** begin ITEMS **
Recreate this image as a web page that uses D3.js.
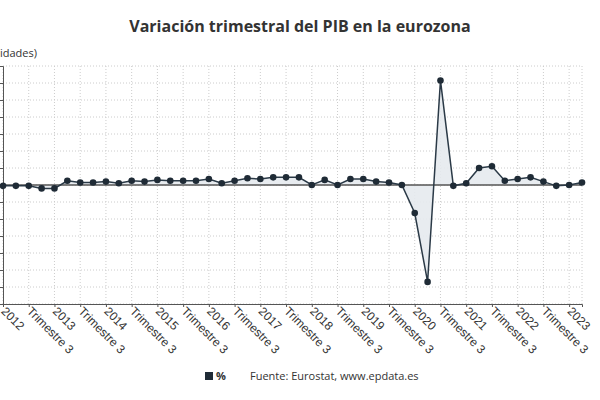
** end ITEMS **
** begin ITEMS **
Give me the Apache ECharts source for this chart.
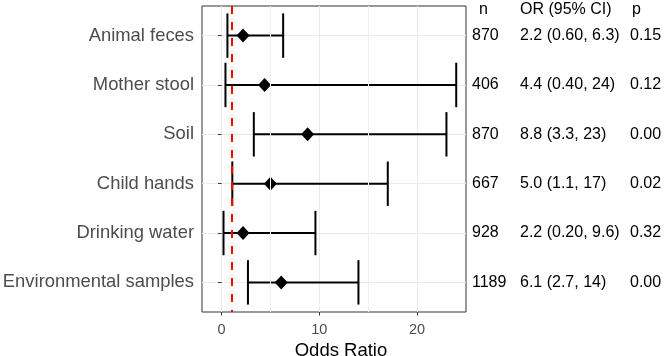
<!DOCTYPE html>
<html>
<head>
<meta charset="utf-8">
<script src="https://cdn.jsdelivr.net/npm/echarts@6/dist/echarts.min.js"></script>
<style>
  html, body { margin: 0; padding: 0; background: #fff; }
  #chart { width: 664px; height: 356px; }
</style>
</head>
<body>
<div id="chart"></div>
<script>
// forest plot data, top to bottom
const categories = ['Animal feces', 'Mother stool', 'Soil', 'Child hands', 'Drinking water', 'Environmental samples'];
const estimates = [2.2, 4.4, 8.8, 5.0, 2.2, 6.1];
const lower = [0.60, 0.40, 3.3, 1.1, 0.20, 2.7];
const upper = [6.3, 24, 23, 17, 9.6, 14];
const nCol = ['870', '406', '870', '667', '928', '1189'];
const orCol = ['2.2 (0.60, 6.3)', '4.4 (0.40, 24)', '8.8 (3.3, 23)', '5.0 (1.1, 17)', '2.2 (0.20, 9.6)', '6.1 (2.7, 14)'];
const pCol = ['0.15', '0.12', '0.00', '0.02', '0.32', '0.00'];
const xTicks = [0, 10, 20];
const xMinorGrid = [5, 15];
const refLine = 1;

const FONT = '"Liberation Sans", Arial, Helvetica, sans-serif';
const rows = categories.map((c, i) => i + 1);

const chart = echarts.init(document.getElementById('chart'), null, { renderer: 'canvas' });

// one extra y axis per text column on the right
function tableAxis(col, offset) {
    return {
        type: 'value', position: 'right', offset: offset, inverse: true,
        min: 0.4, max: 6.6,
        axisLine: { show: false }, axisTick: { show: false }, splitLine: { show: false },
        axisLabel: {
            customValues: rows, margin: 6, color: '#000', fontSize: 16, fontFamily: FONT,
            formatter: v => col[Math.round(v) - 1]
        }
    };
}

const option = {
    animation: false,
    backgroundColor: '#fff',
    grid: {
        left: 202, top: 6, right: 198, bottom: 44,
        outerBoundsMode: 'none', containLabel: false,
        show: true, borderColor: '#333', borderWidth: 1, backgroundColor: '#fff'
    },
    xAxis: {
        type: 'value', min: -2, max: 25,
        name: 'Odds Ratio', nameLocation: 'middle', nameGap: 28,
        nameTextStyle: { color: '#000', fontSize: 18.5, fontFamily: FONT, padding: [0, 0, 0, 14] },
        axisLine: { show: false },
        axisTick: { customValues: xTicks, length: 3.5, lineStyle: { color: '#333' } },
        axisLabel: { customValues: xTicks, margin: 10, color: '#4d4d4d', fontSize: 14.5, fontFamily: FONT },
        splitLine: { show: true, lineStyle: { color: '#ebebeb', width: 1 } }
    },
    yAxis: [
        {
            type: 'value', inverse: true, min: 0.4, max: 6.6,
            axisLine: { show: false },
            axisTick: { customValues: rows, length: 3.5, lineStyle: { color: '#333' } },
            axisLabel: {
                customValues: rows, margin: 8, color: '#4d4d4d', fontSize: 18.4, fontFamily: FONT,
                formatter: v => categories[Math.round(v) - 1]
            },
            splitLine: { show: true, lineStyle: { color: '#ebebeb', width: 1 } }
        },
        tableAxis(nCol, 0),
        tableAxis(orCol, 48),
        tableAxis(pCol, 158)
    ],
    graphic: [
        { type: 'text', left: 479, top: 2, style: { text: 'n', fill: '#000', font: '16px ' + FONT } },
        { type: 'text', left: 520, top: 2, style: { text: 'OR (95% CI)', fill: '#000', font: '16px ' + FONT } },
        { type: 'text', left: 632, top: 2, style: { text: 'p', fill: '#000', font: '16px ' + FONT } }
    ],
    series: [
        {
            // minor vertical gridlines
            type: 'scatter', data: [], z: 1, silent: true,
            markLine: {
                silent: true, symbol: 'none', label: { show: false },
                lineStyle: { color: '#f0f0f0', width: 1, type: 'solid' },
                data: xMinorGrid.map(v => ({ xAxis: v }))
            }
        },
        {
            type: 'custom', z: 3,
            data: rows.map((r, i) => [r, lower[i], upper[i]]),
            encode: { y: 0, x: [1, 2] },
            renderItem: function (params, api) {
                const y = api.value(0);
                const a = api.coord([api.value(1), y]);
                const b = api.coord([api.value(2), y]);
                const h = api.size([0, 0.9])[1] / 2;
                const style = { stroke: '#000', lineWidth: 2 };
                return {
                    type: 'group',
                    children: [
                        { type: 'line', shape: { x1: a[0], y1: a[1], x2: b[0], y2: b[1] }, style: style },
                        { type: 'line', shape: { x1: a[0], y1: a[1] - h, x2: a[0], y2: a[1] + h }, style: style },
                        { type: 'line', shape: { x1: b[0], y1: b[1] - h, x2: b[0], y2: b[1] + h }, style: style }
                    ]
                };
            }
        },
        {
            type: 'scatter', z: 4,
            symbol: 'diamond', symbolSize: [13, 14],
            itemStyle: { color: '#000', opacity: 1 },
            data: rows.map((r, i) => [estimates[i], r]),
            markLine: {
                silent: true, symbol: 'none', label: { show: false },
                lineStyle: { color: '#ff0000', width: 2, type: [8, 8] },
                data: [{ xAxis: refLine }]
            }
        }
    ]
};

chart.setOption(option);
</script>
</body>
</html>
** end ITEMS **
TASK GOAL. Copy out each line of the records where the string "this" appears.

TASK SOLUTION.
Recreate this image as a web page that uses D3.js.
Give me the Apache ECharts source for this chart.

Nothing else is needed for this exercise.